Exercise instructions →
Omit the pictures and output exactly the lines from the start of the entries through the line containing "0,0.01,0,0, 0.01,0,0.01,0, 0.01,0,0.01,0, 0.05,0];".

======== Stored data

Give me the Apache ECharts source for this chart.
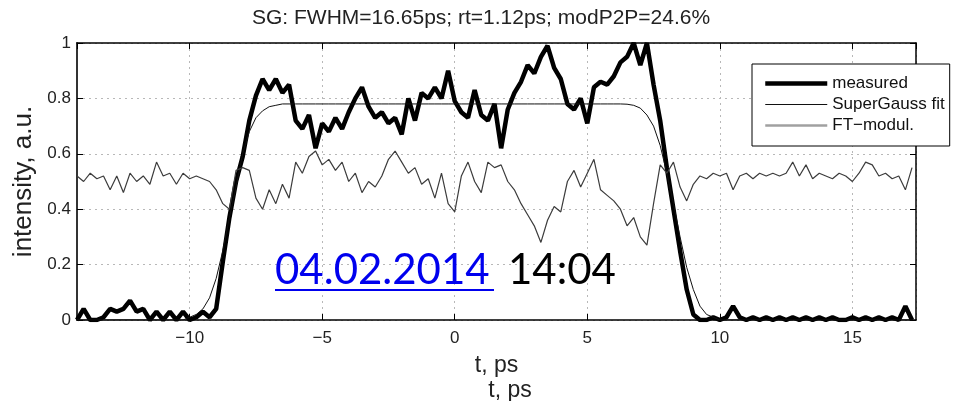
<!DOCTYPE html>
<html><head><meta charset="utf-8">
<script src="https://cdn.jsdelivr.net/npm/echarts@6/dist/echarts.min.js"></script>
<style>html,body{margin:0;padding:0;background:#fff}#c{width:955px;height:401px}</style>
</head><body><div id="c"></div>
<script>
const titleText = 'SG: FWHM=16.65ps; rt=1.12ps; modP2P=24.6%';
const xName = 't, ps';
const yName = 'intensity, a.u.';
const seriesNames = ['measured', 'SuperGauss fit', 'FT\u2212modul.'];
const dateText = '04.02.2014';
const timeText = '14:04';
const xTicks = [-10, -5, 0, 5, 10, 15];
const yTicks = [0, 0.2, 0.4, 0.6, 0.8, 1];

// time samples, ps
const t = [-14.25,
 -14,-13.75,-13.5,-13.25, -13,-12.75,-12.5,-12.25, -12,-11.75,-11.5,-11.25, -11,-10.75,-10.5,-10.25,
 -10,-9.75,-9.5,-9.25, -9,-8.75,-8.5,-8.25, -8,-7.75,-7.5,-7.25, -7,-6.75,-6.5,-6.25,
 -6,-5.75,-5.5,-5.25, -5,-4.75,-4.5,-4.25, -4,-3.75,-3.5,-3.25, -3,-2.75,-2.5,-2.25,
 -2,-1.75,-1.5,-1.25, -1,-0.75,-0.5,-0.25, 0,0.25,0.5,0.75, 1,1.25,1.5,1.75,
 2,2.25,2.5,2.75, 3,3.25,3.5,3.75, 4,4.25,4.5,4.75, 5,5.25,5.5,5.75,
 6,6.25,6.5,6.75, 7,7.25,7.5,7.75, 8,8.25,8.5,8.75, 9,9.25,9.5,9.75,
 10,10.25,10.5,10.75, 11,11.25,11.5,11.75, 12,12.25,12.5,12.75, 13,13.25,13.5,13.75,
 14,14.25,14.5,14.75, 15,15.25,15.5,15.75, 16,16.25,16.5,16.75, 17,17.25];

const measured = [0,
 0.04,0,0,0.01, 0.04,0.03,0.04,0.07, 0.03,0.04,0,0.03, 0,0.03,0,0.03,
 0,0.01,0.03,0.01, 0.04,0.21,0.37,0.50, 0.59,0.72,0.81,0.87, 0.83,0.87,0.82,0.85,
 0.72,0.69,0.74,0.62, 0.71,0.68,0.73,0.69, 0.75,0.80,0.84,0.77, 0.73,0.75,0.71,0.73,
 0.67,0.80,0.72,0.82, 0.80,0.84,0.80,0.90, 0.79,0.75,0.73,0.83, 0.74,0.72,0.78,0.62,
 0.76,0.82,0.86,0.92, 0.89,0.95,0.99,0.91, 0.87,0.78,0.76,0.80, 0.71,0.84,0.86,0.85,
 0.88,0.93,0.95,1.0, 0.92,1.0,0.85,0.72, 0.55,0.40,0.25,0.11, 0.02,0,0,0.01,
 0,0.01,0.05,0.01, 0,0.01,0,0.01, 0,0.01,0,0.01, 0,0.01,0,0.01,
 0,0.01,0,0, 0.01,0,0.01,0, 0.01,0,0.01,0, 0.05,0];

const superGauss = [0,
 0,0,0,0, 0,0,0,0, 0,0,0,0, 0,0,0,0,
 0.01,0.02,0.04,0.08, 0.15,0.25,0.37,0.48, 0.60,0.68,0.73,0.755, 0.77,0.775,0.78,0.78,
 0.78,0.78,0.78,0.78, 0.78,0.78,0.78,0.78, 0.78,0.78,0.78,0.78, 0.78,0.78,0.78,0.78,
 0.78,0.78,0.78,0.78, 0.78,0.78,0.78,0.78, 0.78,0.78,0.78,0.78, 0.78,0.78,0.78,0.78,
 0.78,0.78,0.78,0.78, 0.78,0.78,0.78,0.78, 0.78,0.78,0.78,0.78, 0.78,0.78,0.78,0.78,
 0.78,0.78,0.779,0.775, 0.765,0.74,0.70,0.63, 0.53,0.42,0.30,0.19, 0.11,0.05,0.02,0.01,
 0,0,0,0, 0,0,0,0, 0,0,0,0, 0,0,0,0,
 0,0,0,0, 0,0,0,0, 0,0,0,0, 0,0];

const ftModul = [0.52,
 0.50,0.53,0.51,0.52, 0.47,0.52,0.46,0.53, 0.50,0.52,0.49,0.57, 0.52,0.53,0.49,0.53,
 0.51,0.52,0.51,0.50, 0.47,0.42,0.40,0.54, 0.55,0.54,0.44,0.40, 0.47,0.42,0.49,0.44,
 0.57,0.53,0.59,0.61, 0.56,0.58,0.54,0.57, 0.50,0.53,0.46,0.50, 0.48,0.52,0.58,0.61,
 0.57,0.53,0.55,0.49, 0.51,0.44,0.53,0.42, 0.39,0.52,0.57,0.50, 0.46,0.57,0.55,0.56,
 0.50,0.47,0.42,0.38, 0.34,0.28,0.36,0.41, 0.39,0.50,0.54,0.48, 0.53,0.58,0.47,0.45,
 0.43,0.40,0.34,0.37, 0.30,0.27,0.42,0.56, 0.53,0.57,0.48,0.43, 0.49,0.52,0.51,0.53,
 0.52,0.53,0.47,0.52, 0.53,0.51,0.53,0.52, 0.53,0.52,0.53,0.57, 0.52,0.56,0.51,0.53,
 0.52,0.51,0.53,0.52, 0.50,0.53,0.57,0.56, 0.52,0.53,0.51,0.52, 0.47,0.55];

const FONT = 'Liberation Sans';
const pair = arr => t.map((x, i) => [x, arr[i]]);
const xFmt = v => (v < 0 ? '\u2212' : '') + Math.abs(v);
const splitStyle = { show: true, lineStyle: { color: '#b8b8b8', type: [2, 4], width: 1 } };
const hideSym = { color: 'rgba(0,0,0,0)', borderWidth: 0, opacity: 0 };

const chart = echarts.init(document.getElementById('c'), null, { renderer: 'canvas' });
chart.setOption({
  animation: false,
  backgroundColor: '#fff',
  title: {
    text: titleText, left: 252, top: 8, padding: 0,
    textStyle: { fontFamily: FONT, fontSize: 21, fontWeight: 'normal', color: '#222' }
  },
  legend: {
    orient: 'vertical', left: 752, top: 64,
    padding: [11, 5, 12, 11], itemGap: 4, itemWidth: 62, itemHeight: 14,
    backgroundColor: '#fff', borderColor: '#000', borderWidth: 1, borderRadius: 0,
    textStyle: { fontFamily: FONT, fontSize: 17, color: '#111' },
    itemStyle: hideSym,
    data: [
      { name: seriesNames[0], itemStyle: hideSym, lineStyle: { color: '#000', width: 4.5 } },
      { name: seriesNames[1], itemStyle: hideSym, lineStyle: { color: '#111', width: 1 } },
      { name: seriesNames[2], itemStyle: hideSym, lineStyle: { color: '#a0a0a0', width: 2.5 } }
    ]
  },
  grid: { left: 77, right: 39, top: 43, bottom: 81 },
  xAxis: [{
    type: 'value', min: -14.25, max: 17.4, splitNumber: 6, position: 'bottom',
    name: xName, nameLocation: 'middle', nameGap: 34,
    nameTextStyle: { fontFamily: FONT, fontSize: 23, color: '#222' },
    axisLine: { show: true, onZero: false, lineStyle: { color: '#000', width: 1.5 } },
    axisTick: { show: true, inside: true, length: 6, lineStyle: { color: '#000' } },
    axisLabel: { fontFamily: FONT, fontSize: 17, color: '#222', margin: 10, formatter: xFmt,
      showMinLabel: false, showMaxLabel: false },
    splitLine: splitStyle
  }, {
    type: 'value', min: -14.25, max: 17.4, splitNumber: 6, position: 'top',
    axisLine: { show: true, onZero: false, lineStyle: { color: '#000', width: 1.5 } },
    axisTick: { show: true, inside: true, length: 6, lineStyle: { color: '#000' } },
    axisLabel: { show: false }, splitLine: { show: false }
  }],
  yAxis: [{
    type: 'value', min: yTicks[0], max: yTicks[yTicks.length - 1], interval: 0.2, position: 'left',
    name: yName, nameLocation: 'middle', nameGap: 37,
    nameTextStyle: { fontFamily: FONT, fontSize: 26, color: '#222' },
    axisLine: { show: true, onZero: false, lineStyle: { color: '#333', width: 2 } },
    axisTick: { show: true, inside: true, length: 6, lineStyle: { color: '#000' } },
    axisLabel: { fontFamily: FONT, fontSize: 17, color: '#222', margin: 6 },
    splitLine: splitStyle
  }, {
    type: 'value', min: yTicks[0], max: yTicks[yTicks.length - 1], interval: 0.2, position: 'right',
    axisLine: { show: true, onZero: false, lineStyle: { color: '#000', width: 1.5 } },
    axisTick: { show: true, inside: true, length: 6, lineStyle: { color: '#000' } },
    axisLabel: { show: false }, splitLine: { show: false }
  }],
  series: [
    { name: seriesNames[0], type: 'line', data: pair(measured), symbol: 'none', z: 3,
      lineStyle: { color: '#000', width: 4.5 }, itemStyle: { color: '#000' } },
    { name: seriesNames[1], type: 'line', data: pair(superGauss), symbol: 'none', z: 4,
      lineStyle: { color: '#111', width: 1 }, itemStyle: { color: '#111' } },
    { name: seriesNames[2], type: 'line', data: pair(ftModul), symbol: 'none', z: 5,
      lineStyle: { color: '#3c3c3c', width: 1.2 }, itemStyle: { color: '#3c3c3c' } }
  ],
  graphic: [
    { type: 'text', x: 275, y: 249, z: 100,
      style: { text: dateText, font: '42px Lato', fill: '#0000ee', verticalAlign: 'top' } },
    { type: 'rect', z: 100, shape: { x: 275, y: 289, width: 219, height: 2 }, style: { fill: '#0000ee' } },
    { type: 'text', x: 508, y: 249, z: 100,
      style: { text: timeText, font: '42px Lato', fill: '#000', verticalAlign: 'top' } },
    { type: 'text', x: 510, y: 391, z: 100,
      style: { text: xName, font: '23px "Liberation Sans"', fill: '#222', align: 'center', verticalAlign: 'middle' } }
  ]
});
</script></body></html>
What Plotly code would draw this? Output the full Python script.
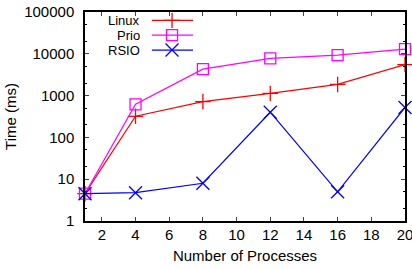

================

Full response →
Give me the Apache ECharts source for this chart.
<!DOCTYPE html>
<html><head><meta charset="utf-8">
<script src="https://cdn.jsdelivr.net/npm/echarts@6/dist/echarts.min.js"></script>
<style>html,body{margin:0;padding:0;background:#fff}#c{width:955px;height:401px}</style>
</head><body><div id="c"></div>
<script>
const titleText = 'SG: FWHM=16.65ps; rt=1.12ps; modP2P=24.6%';
const xName = 't, ps';
const yName = 'intensity, a.u.';
const seriesNames = ['measured', 'SuperGauss fit', 'FT\u2212modul.'];
const dateText = '04.02.2014';
const timeText = '14:04';
const xTicks = [-10, -5, 0, 5, 10, 15];
const yTicks = [0, 0.2, 0.4, 0.6, 0.8, 1];

// time samples, ps
const t = [-14.25,
 -14,-13.75,-13.5,-13.25, -13,-12.75,-12.5,-12.25, -12,-11.75,-11.5,-11.25, -11,-10.75,-10.5,-10.25,
 -10,-9.75,-9.5,-9.25, -9,-8.75,-8.5,-8.25, -8,-7.75,-7.5,-7.25, -7,-6.75,-6.5,-6.25,
 -6,-5.75,-5.5,-5.25, -5,-4.75,-4.5,-4.25, -4,-3.75,-3.5,-3.25, -3,-2.75,-2.5,-2.25,
 -2,-1.75,-1.5,-1.25, -1,-0.75,-0.5,-0.25, 0,0.25,0.5,0.75, 1,1.25,1.5,1.75,
 2,2.25,2.5,2.75, 3,3.25,3.5,3.75, 4,4.25,4.5,4.75, 5,5.25,5.5,5.75,
 6,6.25,6.5,6.75, 7,7.25,7.5,7.75, 8,8.25,8.5,8.75, 9,9.25,9.5,9.75,
 10,10.25,10.5,10.75, 11,11.25,11.5,11.75, 12,12.25,12.5,12.75, 13,13.25,13.5,13.75,
 14,14.25,14.5,14.75, 15,15.25,15.5,15.75, 16,16.25,16.5,16.75, 17,17.25];

const measured = [0,
 0.04,0,0,0.01, 0.04,0.03,0.04,0.07, 0.03,0.04,0,0.03, 0,0.03,0,0.03,
 0,0.01,0.03,0.01, 0.04,0.21,0.37,0.50, 0.59,0.72,0.81,0.87, 0.83,0.87,0.82,0.85,
 0.72,0.69,0.74,0.62, 0.71,0.68,0.73,0.69, 0.75,0.80,0.84,0.77, 0.73,0.75,0.71,0.73,
 0.67,0.80,0.72,0.82, 0.80,0.84,0.80,0.90, 0.79,0.75,0.73,0.83, 0.74,0.72,0.78,0.62,
 0.76,0.82,0.86,0.92, 0.89,0.95,0.99,0.91, 0.87,0.78,0.76,0.80, 0.71,0.84,0.86,0.85,
 0.88,0.93,0.95,1.0, 0.92,1.0,0.85,0.72, 0.55,0.40,0.25,0.11, 0.02,0,0,0.01,
 0,0.01,0.05,0.01, 0,0.01,0,0.01, 0,0.01,0,0.01, 0,0.01,0,0.01,
 0,0.01,0,0, 0.01,0,0.01,0, 0.01,0,0.01,0, 0.05,0];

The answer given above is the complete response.